### Exercise
The records below are made of lines; count those holding the word "Python" and give the number only.

### Extracted entries
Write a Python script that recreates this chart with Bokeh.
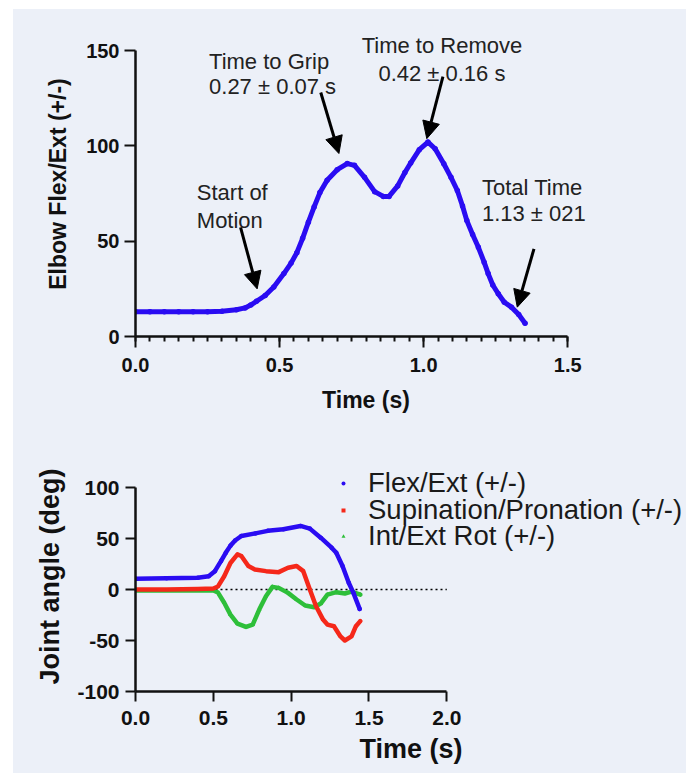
from bokeh.plotting import figure
from bokeh.layouts import column
from bokeh.models import (Range1d, FixedTicker, PrintfTickFormatter, Arrow, NormalHead,
                          Label, Legend, LegendItem)
from bokeh.embed import file_html
from bokeh.resources import INLINE

BG = "#ecf0f8"
FONT = "Liberation Sans"
INK = "#111111"

# ---------------- data: top panel (elbow flex/ext, deg) ----------------
elbow_time = [0.00, 0.05, 0.10, 0.15, 0.20, 0.25, 0.30, 0.35, 0.38, 0.40, 0.42, 0.45, 0.48,
              0.515, 0.54, 0.56, 0.58, 0.60, 0.62, 0.64, 0.665, 0.70, 0.735, 0.76, 0.795,
              0.83, 0.86, 0.88, 0.91, 0.935, 0.955, 0.985, 1.015, 1.04, 1.07, 1.095, 1.117,
              1.135, 1.15, 1.17, 1.19, 1.21, 1.224, 1.24, 1.259, 1.28, 1.305, 1.33, 1.352]
elbow_angle = [13, 13, 13, 13, 13, 13, 13.3, 14, 15, 16.5, 18.5, 21.5, 26,
               33, 38.5, 44, 51.5, 60, 68, 75.5, 82, 87.5, 90.7, 89.8, 83.5,
               76, 73.5, 73.5, 79, 86, 91, 98, 102, 98.5, 90.6, 83.5, 76.6,
               68.5, 60.8, 53.5, 46.8, 39, 33, 27, 22.4, 18, 15.4, 11.5, 7]
top_x_ticks = [0.0, 0.5, 1.0, 1.5]
top_y_ticks = [0, 50, 100, 150]

# annotation texts
ann_grip = ["Time to Grip", "0.27 \u00b1 0.07 s"]
ann_remove = ["Time to Remove", "0.42 \u00b1 0.16 s"]
ann_start = ["Start of", "Motion"]
ann_total = ["Total Time", "1.13 \u00b1 021"]

# ---------------- data: bottom panel (joint angles, deg) ----------------
flex_time = [0.0, 0.2, 0.4, 0.47, 0.51, 0.55, 0.58, 0.61, 0.64, 0.68, 0.77, 0.85, 0.95,
             1.06, 1.12, 1.19, 1.26, 1.29, 1.33, 1.37, 1.40, 1.44]
flex_angle = [10.5, 11, 11.5, 13, 18, 28, 36, 43, 48, 52.5, 55, 57.5, 59,
              62.3, 59.7, 50.8, 41, 36, 23, 6.6, -3.3, -19]
sup_time = [0.0, 0.2, 0.4, 0.5, 0.53, 0.57, 0.61, 0.655, 0.68, 0.725, 0.767, 0.838, 0.92,
            0.98, 1.035, 1.078, 1.12, 1.16, 1.205, 1.233, 1.275, 1.317, 1.345, 1.388,
            1.416, 1.444]
sup_angle = [0, 0, 0.5, 1, 3, 13, 26, 34.4, 32.8, 23, 19.7, 18, 17,
             21.3, 23, 18, 0, -16.4, -29.5, -34.4, -36, -46, -50, -46,
             -36, -31]
rot_time = [0.0, 0.2, 0.4, 0.5, 0.53, 0.57, 0.61, 0.655, 0.71, 0.753, 0.795, 0.838, 0.88,
            0.92, 0.98, 1.035, 1.09, 1.148, 1.19, 1.233, 1.29, 1.345, 1.388, 1.444]
rot_angle = [-1, -1, -1, -1, -3, -13, -24.6, -33.4, -36.7, -34.4, -19.7, -6.6, 2.6,
             1.6, -3.3, -9.8, -15.7, -17.4, -13.8, -5, -2.6, -3.9, -2, -5]
series_names = ["Flex/Ext (+/-)", "Supination/Pronation (+/-)", "Int/Ext Rot (+/-)"]
zero_line_x = [0.0, 2.0]
zero_line_y = [0.0, 0.0]
bot_x_ticks = [0.0, 0.5, 1.0, 1.5, 2.0]
bot_y_ticks = [-100, -50, 0, 50, 100]

BLUE = "#2a0cf2"
RED = "#f5281a"
GREEN = "#2ebf3a"

TOTAL_W = 673
TOP_LEFT = 112
BOT_LEFT = 122


def style_axis(ax, tick_size, label_size, tick_out, label_standoff, axis_standoff):
    ax.axis_line_width = 2.5
    ax.axis_line_color = INK
    ax.major_tick_line_width = 2
    ax.major_tick_line_color = INK
    ax.major_tick_in = 0
    ax.major_tick_out = tick_out
    ax.minor_tick_line_color = None
    ax.major_label_text_font = FONT
    ax.major_label_text_font_style = "bold"
    ax.major_label_text_font_size = tick_size
    ax.major_label_text_color = INK
    ax.major_label_standoff = label_standoff
    ax.axis_label_text_font = FONT
    ax.axis_label_text_font_style = "bold"
    ax.axis_label_text_font_size = label_size
    ax.axis_label_text_color = INK
    ax.axis_label_standoff = axis_standoff


# ---------------- top figure ----------------
p1 = figure(frame_width=461, frame_height=305,
            x_range=Range1d(0, 1.6), y_range=Range1d(0, 160),
            min_border_left=TOP_LEFT, min_border_right=TOTAL_W - TOP_LEFT - 461,
            min_border_top=22, min_border_bottom=84,
            output_backend="svg", toolbar_location=None,
            background_fill_color=BG, border_fill_color=BG, outline_line_color=None)
p1.grid.visible = False
p1.xaxis.axis_label = "Time (s)"
p1.yaxis.axis_label = "Elbow Flex/Ext (+/-)"
style_axis(p1.xaxis[0], "20px", "23px", 11, 10, 12)
style_axis(p1.yaxis[0], "20px", "23px", 11, 5, 12)
p1.xaxis.bounds = (0, 1.5)
p1.yaxis.bounds = (0, 150)
p1.xaxis.ticker = FixedTicker(ticks=top_x_ticks,
                              minor_ticks=[round(0.05 * i, 2) for i in range(31)])
p1.xaxis.minor_tick_line_color = INK
p1.xaxis.minor_tick_line_width = 2
p1.xaxis.minor_tick_in = 0
p1.xaxis.minor_tick_out = 5
p1.yaxis.ticker = FixedTicker(ticks=top_y_ticks)
p1.xaxis.formatter = PrintfTickFormatter(format="%.1f")
p1.yaxis.formatter = PrintfTickFormatter(format="%d")

p1.line(elbow_time, elbow_angle, line_color=BLUE, line_width=5, line_join="round", line_cap="round")
p1.scatter(elbow_time, elbow_angle, marker="circle", size=5.5, fill_color=BLUE, line_color=None)

head = dict(size=17, fill_color="black", line_color="black")
for (xs, ys, xe, ye) in [(0.643, 128.0, 0.706, 96.0), (1.067, 136.3, 1.011, 103.8),
                         (0.3646, 57.3, 0.4222, 25.0), (1.383, 46.0, 1.325, 15.4)]:
    p1.add_layout(Arrow(end=NormalHead(**head), x_start=xs, y_start=ys, x_end=xe, y_end=ye,
                        line_width=3, line_color="black"))


def add_text(p, x, y, txt, align):
    p.add_layout(Label(x=x, y=y, text=txt, text_font=FONT, text_font_size="22px",
                       text_color="#222222", text_align=align, text_baseline="middle"))


add_text(p1, 0.2552, 144.3, ann_grip[0], "left")
add_text(p1, 0.2552, 130.9, ann_grip[1], "left")
add_text(p1, 1.0635, 152.6, ann_remove[0], "center")
add_text(p1, 1.0635, 138.1, ann_remove[1], "center")
add_text(p1, 0.2128, 75.7, ann_start[0], "left")
add_text(p1, 0.2128, 61.0, ann_start[1], "left")
add_text(p1, 1.2024, 78.3, ann_total[0], "left")
add_text(p1, 1.2024, 64.3, ann_total[1], "left")

# ---------------- bottom figure ----------------
fw2 = TOTAL_W - BOT_LEFT
p2 = figure(frame_width=fw2, frame_height=230,
            x_range=Range1d(0, fw2 / 155.65), y_range=Range1d(-100, -100 + 230 / 1.02),
            min_border_left=BOT_LEFT, min_border_right=0, min_border_top=41, min_border_bottom=82,
            output_backend="svg", toolbar_location=None,
            background_fill_color=BG, border_fill_color=BG, outline_line_color=None)
p2.grid.visible = False
p2.xaxis.axis_label = "Time (s)"
p2.yaxis.axis_label = "Joint angle (deg)"
style_axis(p2.xaxis[0], "21px", "27px", 10, 9, 6)
style_axis(p2.yaxis[0], "21px", "27px", 10, 6, 9)
p2.xaxis.bounds = (0, 2.0)
p2.yaxis.bounds = (-100, 100)
p2.xaxis.ticker = FixedTicker(ticks=bot_x_ticks)
p2.yaxis.ticker = FixedTicker(ticks=bot_y_ticks)
p2.xaxis.formatter = PrintfTickFormatter(format="%.1f")
p2.yaxis.formatter = PrintfTickFormatter(format="%d")

p2.line(zero_line_x, zero_line_y, line_color="black", line_width=1.5, line_dash="2 3")

lw = 4.5
p2.line(rot_time, rot_angle, line_color=GREEN, line_width=lw, line_join="round", line_cap="round")
r_rot = p2.scatter(rot_time, rot_angle, marker="triangle", size=lw, fill_color=GREEN, line_color=None)
p2.line(flex_time, flex_angle, line_color=BLUE, line_width=lw, line_join="round", line_cap="round")
r_flex = p2.scatter(flex_time, flex_angle, marker="circle", size=lw, fill_color=BLUE, line_color=None)
p2.line(sup_time, sup_angle, line_color=RED, line_width=lw, line_join="round", line_cap="round")
r_sup = p2.scatter(sup_time, sup_angle, marker="square", size=lw - 1.5, fill_color=RED, line_color=None)

# one legend per entry so the row pitch can match the reference
for name, rend, vy in [(series_names[0], r_flex, 192), (series_names[1], r_sup, 165),
                       (series_names[2], r_rot, 139)]:
    lg = Legend(items=[LegendItem(label=name, renderers=[rend])],
                location=(203, vy), padding=0, spacing=0, margin=0,
                glyph_width=10, glyph_height=20, label_standoff=20,
                label_text_font=FONT, label_text_font_size="27.5px", label_text_color="#1a1a1a",
                label_height=20,
                background_fill_alpha=0, border_line_color=None)
    p2.add_layout(lg)

layout = column(p1, p2, margin=(9, 0, 0, 13), styles={"background-color": BG})

open("out.html", "w").write(file_html(layout, INLINE))
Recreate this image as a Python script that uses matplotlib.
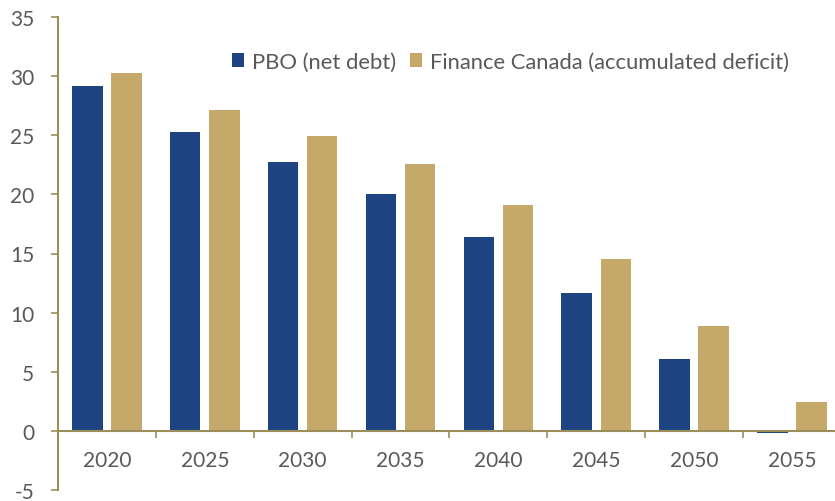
import matplotlib.pyplot as plt
import numpy as np

# data
years = ["2020", "2025", "2030", "2035", "2040", "2045", "2050", "2055"]
pbo_net_debt = [29.2, 25.3, 22.7, 20.0, 16.4, 11.7, 6.1, -0.2]
finance_canada = [30.3, 27.1, 24.9, 22.6, 19.1, 14.5, 8.9, 2.4]

BLUE = "#1D4380"
GOLD = "#C4A96B"
AXIS_COLOR = "#9B8E5B"
TEXT_COLOR = "#595959"

plt.rcParams["font.family"] = ["Lato", "DejaVu Sans"]
plt.rcParams["axes.unicode_minus"] = False

fig = plt.figure(figsize=(8.35, 5.02), dpi=100)
ax = fig.add_axes([58 / 835, 11 / 502, (835 - 58) / 835, (491 - 18) / 502])

x = np.arange(len(years))
bar_w = 0.31
offset = 0.2
ax.bar(x - offset, pbo_net_debt, width=bar_w, color=BLUE, label="PBO (net debt)")
ax.bar(x + offset, finance_canada, width=bar_w, color=GOLD,
       label="Finance Canada (accumulated deficit)")

ax.set_ylim(-5, 35)
ax.set_yticks(range(-5, 36, 5))
ax.set_xlim(-0.5, 7.44)

# x axis sits on zero, ticks at category boundaries
ax.spines["bottom"].set_position(("data", 0))
ax.spines["top"].set_visible(False)
ax.spines["right"].set_visible(False)
for s in ["left", "bottom"]:
    ax.spines[s].set_color(AXIS_COLOR)
    ax.spines[s].set_linewidth(1.5)

ax.set_xticks(np.arange(0.5, 7, 1))
ax.set_xticklabels([])
ax.tick_params(axis="x", which="major", direction="out", length=5,
               width=1.2, color=AXIS_COLOR)
ax.set_xticks(x, minor=True)
ax.set_xticklabels(years, minor=True)
ax.tick_params(axis="x", which="minor", length=0, pad=14,
               labelsize=15, labelcolor=TEXT_COLOR)
ax.tick_params(axis="y", direction="out", length=5, width=1.2,
               color=AXIS_COLOR, labelsize=15, labelcolor=TEXT_COLOR, pad=12)

leg = ax.legend(loc="upper left", bbox_to_anchor=(0.212, 0.945), ncol=2,
                frameon=False, fontsize=15.8, handlelength=0.55, handleheight=0.55,
                handletextpad=0.4, columnspacing=0.6, borderaxespad=0)
for t in leg.get_texts():
    t.set_color(TEXT_COLOR)

fig.savefig("out.png", dpi=100)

### Problem solution
2